Elaine Denny is emeritus professor of health sociology at Birmingham City University. Her research interests focus around women as recipients and providers of health care, in particular reproductive health, and she has published work on women’s experience of IVF, the experience of endometriosis, and the occupation of nursing. She has conducted qualitative research within Health Technology Assessment funded randomized controlled trials on a variety of women’s health topics. With Sarah Earle, she co-edited the previous two editions of Sociology for Nurses, and with Ruth Deery and Gayle Letherby she co-edited Sociology for Midwives (Polity, 2015). Her next book, Pain, publishes in late 2017 as part of Polity’s ‘Key Themes in Health and Social Care’ series. She is currently on the editorial board of BJOG, An International Journal of Obstetrics and Gynaecology.
Sarah Earle is associate dean for research in the Faculty of Health & Social Care at the Open University. Her research interests include reproductive and sexual health and the role of sociology within health- care education and practice. She has published widely in these fields and is the co-editor of Understanding Reproductive Loss: Perspectives on Life, Death and Fertility (Ashgate, 2012), with Carol Komaromy and Linda Layne, and sub-editor of the international journal Human Fertility. With Elaine Denny she co-edited the first two editions of Sociology for Nurses.

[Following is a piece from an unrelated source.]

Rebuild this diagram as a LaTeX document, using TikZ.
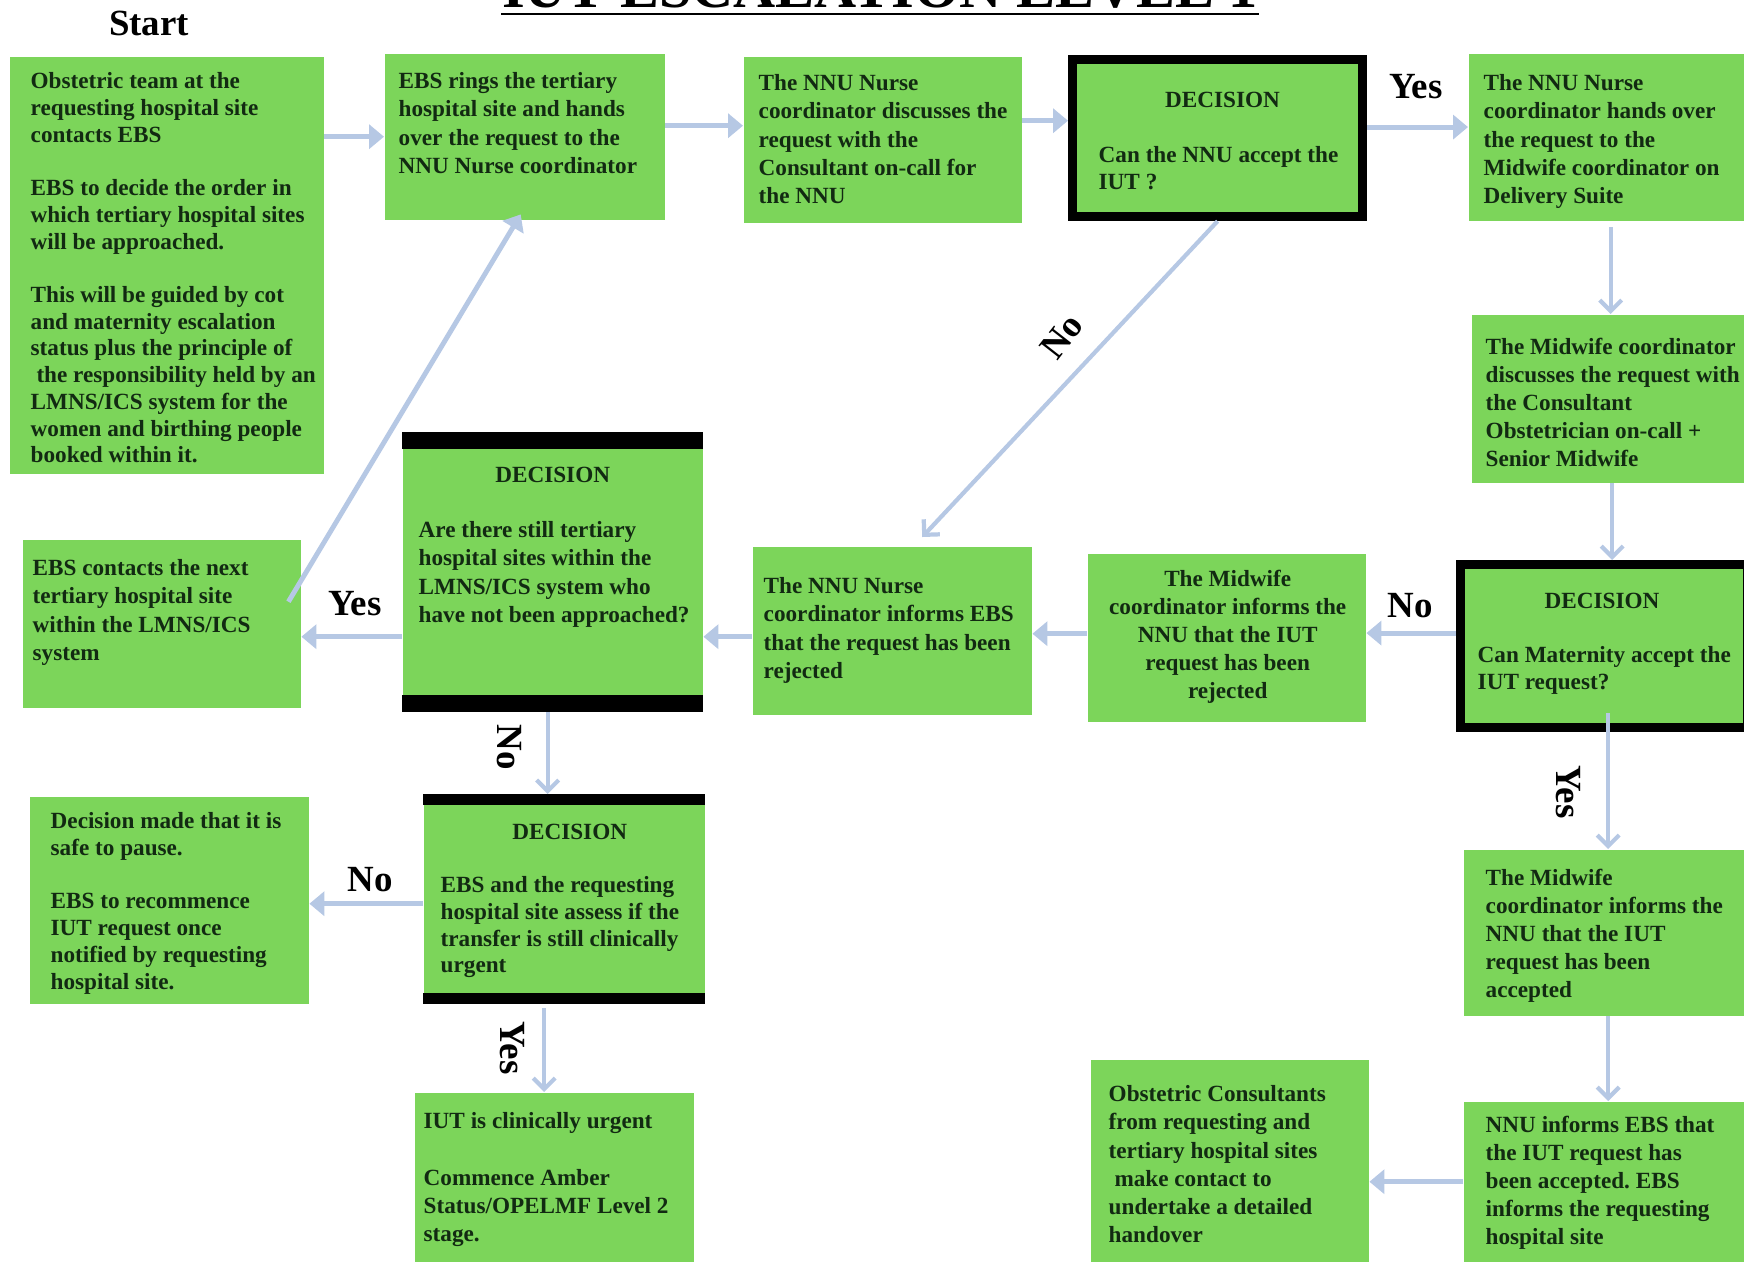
\documentclass[tikz,border=0pt]{standalone}
\usepackage{fontspec}
\setmainfont{Liberation Serif}
\usetikzlibrary{arrows.meta}
\definecolor{boxgreen}{RGB}{124,213,90}
\definecolor{arrowblue}{RGB}{182,200,228}
\definecolor{textdark}{RGB}{18,42,18}
\newcommand{\boxfont}{\fontsize{6.6}{8}\selectfont\bfseries}
\newcommand{\tightfont}{\fontsize{6.6}{7.6}\selectfont\bfseries}
\frenchspacing
\tikzset{
  stage/.style={fill=boxgreen, anchor=north west, inner sep=0},
  frame/.style={stage, draw=black, line width=2.6pt},
  txt/.style={anchor=north west, inner sep=0, align=left, text=textdark, font=\boxfont},
  head/.style={anchor=base, inner sep=0, text=textdark, font=\boxfont},
  lbl/.style={inner sep=0, font=\fontsize{10.5}{12}\selectfont\bfseries},
  flow/.style={draw=arrowblue, line width=1.4pt, -{Triangle[width=0.24cm,length=0.15cm]}},
  drop/.style={draw=arrowblue, line width=1.2pt, -{Straight Barb[width=0.22cm,length=0.11cm]}},
}
\begin{document}
\begin{tikzpicture}
  \useasboundingbox (0,0) rectangle (17.44,-12.61);
  % title
  \node[inner sep=0, anchor=base, font=\fontsize{16.6}{20}\selectfont\bfseries] (title) at (8.80,-0.07) {IUT ESCALATION LEVEL 1};
  \draw[line width=0.6pt] ([yshift=-0.07cm]title.base west) -- ([yshift=-0.07cm]title.base east);
  % boxes
  \node[stage, minimum width=3.14cm, minimum height=4.17cm] (start) at (0.09,-0.56) {};
  \node[stage, minimum width=2.80cm, minimum height=1.66cm] (ebs) at (3.84,-0.53) {};
  \node[stage, minimum width=2.78cm, minimum height=1.66cm] (nnu) at (7.43,-0.56) {};
  \node[frame, minimum width=2.90cm, minimum height=1.57cm] (dec1) at (10.68,-0.55) {};
  \node[stage, minimum width=2.84cm, minimum height=1.67cm] (mw) at (14.68,-0.53) {};
  \node[stage, minimum width=2.81cm, minimum height=1.68cm] (mwd) at (14.71,-3.14) {};
  \node[frame, minimum width=2.87cm, minimum height=1.63cm] (dec2) at (14.56,-5.60) {};
  \node[stage, minimum width=2.78cm, minimum height=1.68cm] (mwr) at (10.87,-5.53) {};
  \node[stage, minimum width=2.79cm, minimum height=1.68cm] (nnur) at (7.52,-5.46) {};
  \node[stage, minimum width=3.00cm, minimum height=2.79cm] (dec3) at (4.02,-4.32) {};
  \node[stage, minimum width=2.78cm, minimum height=1.68cm] (next) at (0.22,-5.39) {};
  \node[stage, minimum width=2.81cm, minimum height=2.09cm] (dec4) at (4.23,-7.94) {};
  \node[stage, minimum width=2.79cm, minimum height=2.07cm] (pause) at (0.29,-7.96) {};
  \node[stage, minimum width=2.79cm, minimum height=1.78cm] (urgent) at (4.14,-10.92) {};
  \node[stage, minimum width=2.89cm, minimum height=1.66cm] (mwa) at (14.63,-8.49) {};
  \node[stage, minimum width=2.89cm, minimum height=1.68cm] (ebsok) at (14.63,-11.01) {};
  \node[stage, minimum width=2.78cm, minimum height=2.10cm] (handover) at (10.90,-10.59) {};
  % black bars
  \fill (dec3.north west) rectangle ([yshift=-0.17cm]dec3.north east);
  \fill (dec3.south west) rectangle ([yshift=0.17cm]dec3.south east);
  \fill (dec4.north west) rectangle ([yshift=-0.11cm]dec4.north east);
  \fill (dec4.south west) rectangle ([yshift=0.11cm]dec4.south east);
  % texts
  \node[txt, font=\tightfont] (startT) at ([shift={(0.21,-0.16)}]start.north west) {Obstetric team at the\\ requesting hospital site\\ contacts EBS\\[7.6pt] EBS to decide the order in\\ which tertiary hospital sites\\ will be approached.\\[7.6pt] This will be guided by cot\\ and maternity escalation\\ status plus the principle of\\ \ the responsibility held by an\\ LMNS/ICS system for the\\ women and birthing people\\ booked within it.};
  \node[txt] (ebsT) at ([shift={(0.14,-0.19)}]ebs.north west) {EBS rings the tertiary\\ hospital site and hands\\ over the request to the\\ NNU Nurse coordinator};
  \node[txt] (nnuT) at ([shift={(0.15,-0.18)}]nnu.north west) {The NNU Nurse\\ coordinator discusses the\\ request with the\\ Consultant on-call for\\ the NNU};
  \node[head] (dec1H) at ([shift={(0.05,-0.525)}]dec1.north) {DECISION};
  \node[txt, font=\tightfont] (dec1T) at ([shift={(0.30,-0.91)}]dec1.north west) {Can the NNU accept the\\ IUT ?};
  \node[txt] (mwT) at ([shift={(0.15,-0.21)}]mw.north west) {The NNU Nurse\\ coordinator hands over\\ the request to the\\ Midwife coordinator on\\ Delivery Suite};
  \node[txt] (mwdT) at ([shift={(0.14,-0.23)}]mwd.north west) {The Midwife coordinator\\ discusses the request with\\ the Consultant\\ Obstetrician on-call +\\ Senior Midwife};
  \node[head] (dec2H) at ([shift={(-0.02,-0.485)}]dec2.north) {DECISION};
  \node[txt, font=\tightfont] (dec2T) at ([shift={(0.21,-0.86)}]dec2.north west) {Can Maternity accept the\\ IUT request?};
  \node[txt, anchor=north, align=center] (mwrT) at ([shift={(0.01,-0.16)}]mwr.north) {The Midwife\\ coordinator informs the\\ NNU that the IUT\\ request has been\\ rejected};
  \node[txt] (nnurT) at ([shift={(0.11,-0.31)}]nnur.north west) {The NNU Nurse\\ coordinator informs EBS\\ that the request has been\\ rejected};
  \node[head] (dec3H) at ([yshift=-0.505cm]dec3.north) {DECISION};
  \node[txt] (dec3T) at ([shift={(0.16,-0.89)}]dec3.north west) {Are there still tertiary\\ hospital sites within the\\ LMNS/ICS system who\\ have not been approached?};
  \node[txt] (nextT) at ([shift={(0.10,-0.20)}]next.north west) {EBS contacts the next\\ tertiary hospital site\\ within the LMNS/ICS\\ system};
  \node[head] (dec4H) at ([shift={(0.055,-0.455)}]dec4.north) {DECISION};
  \node[txt, font=\tightfont] (dec4T) at ([shift={(0.17,-0.82)}]dec4.north west) {EBS and the requesting\\ hospital site assess if the\\ transfer is still clinically\\ urgent};
  \node[txt, font=\tightfont] (pauseT) at ([shift={(0.21,-0.16)}]pause.north west) {Decision made that it is\\ safe to pause.\\[7.6pt] EBS to recommence\\ IUT request once\\ notified by requesting\\ hospital site.};
  \node[txt] (urgentT) at ([shift={(0.09,-0.20)}]urgent.north west) {IUT is clinically urgent\\[8pt] Commence Amber\\ Status/OPELMF Level 2\\ stage.};
  \node[txt] (mwaT) at ([shift={(0.22,-0.19)}]mwa.north west) {The Midwife\\ coordinator informs the\\ NNU that the IUT\\ request has been\\ accepted};
  \node[txt] (ebsokT) at ([shift={(0.22,-0.14)}]ebsok.north west) {NNU informs EBS that\\ the IUT request has\\ been accepted. EBS\\ informs the requesting\\ hospital site};
  \node[txt] (handoverT) at ([shift={(0.18,-0.26)}]handover.north west) {Obstetric Consultants\\ from requesting and\\ tertiary hospital sites\\ \ make contact to\\ undertake a detailed\\ handover};
  % arrows
  \draw[flow] (start.east |- ebs.west) -- (ebs.west);
  \draw[flow] ([yshift=0.11cm]ebs.east) -- ([yshift=0.11cm]ebs.east -| nnu.west);
  \draw[flow] ([yshift=0.19cm]nnu.east) -- ([yshift=0.19cm]nnu.east -| dec1.west);
  \draw[flow] ([yshift=0.11cm]dec1.east) -- ([yshift=0.11cm]dec1.east -| mw.west);
  \draw[drop] (dec1.south) -- ([shift={(0.30,0.09)}]nnur.north);
  \draw[drop, shorten <=0.06cm] (mw.south) -- (mw.south |- mwd.north);
  \draw[drop] (mwd.south) -- (mwd.south |- dec2.north);
  \draw[flow] ([yshift=0.13cm]dec2.west) -- ([yshift=0.13cm]dec2.west -| mwr.east);
  \draw[flow] ([yshift=0.04cm]mwr.west) -- ([yshift=0.04cm]mwr.west -| nnur.east);
  \draw[flow] ([yshift=-0.06cm]nnur.west) -- ([yshift=-0.06cm]nnur.west -| dec3.east);
  \draw[flow] ([yshift=-0.13cm]next.east -| dec3.west) -- ([yshift=-0.13cm]next.east);
  \draw[flow] ([shift={(-0.13,0.22)}]next.east) -- ([shift={(-0.04,0.06)}]ebs.south);
  \draw[drop] ([xshift=-0.05cm]dec3.south) -- ([xshift=-0.05cm]dec3.south |- dec4.north);
  \draw[flow] ([yshift=-0.045cm]dec4.west) -- ([yshift=-0.045cm]dec4.west -| pause.east);
  \draw[drop, shorten <=0.04cm] ([xshift=-0.1cm]urgent.north |- dec4.south) -- ([xshift=-0.1cm]urgent.north);
  \draw[drop] ([yshift=0.19cm]mwa.north |- dec2.south) -- (mwa.north);
  \draw[drop] (mwa.south) -- (mwa.south |- ebsok.north);
  \draw[flow] ([yshift=0.04cm]ebsok.west) -- ([yshift=0.04cm]ebsok.west -| handover.east);
  % labels
  \node[lbl] (startL) at (1.49,-0.23) {Start};
  \node[lbl] (yes1) at (14.16,-0.87) {Yes};
  \node[lbl, rotate=52] (no1) at (10.62,-3.36) {No};
  \node[lbl] (yes2) at (3.55,-6.04) {Yes};
  \node[lbl, rotate=-90] (no2) at (5.09,-7.47) {No};
  \node[lbl] (no3) at (14.10,-6.06) {No};
  \node[lbl, rotate=-90] (yes3) at (15.68,-7.92) {Yes};
  \node[lbl] (no4) at (3.70,-8.80) {No};
  \node[lbl, rotate=-90] (yes4) at (5.12,-10.48) {Yes};
\end{tikzpicture}
\end{document}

Alistair Hewison is senior lecturer and research lead for Nursing in the School of Nursing at the University of Birmingham. His current research and teaching activities are centred on the management and organization of care. He has served as principal investigator for several studies, including a large-scale NIHR-funded examination of service re-design in three acute NHS Trusts, and a number investigating the organization of end-of-life care services. He has an honorary contract with Birmingham St Mary’s Hospice, where he is responsible for research development. With colleagues at the Health Services Management Centre at the University of Birmingham he is investigating the organizational factors which contribute to failures in nursing care, and was recently appointed to the advisory board of the prestigious Langston Center for Quality, Safety and Innovation in Richmond, Virginia, USA. He has written widely on health-care management and policy issues in papers published in scholarly journals and chapters in edited collections.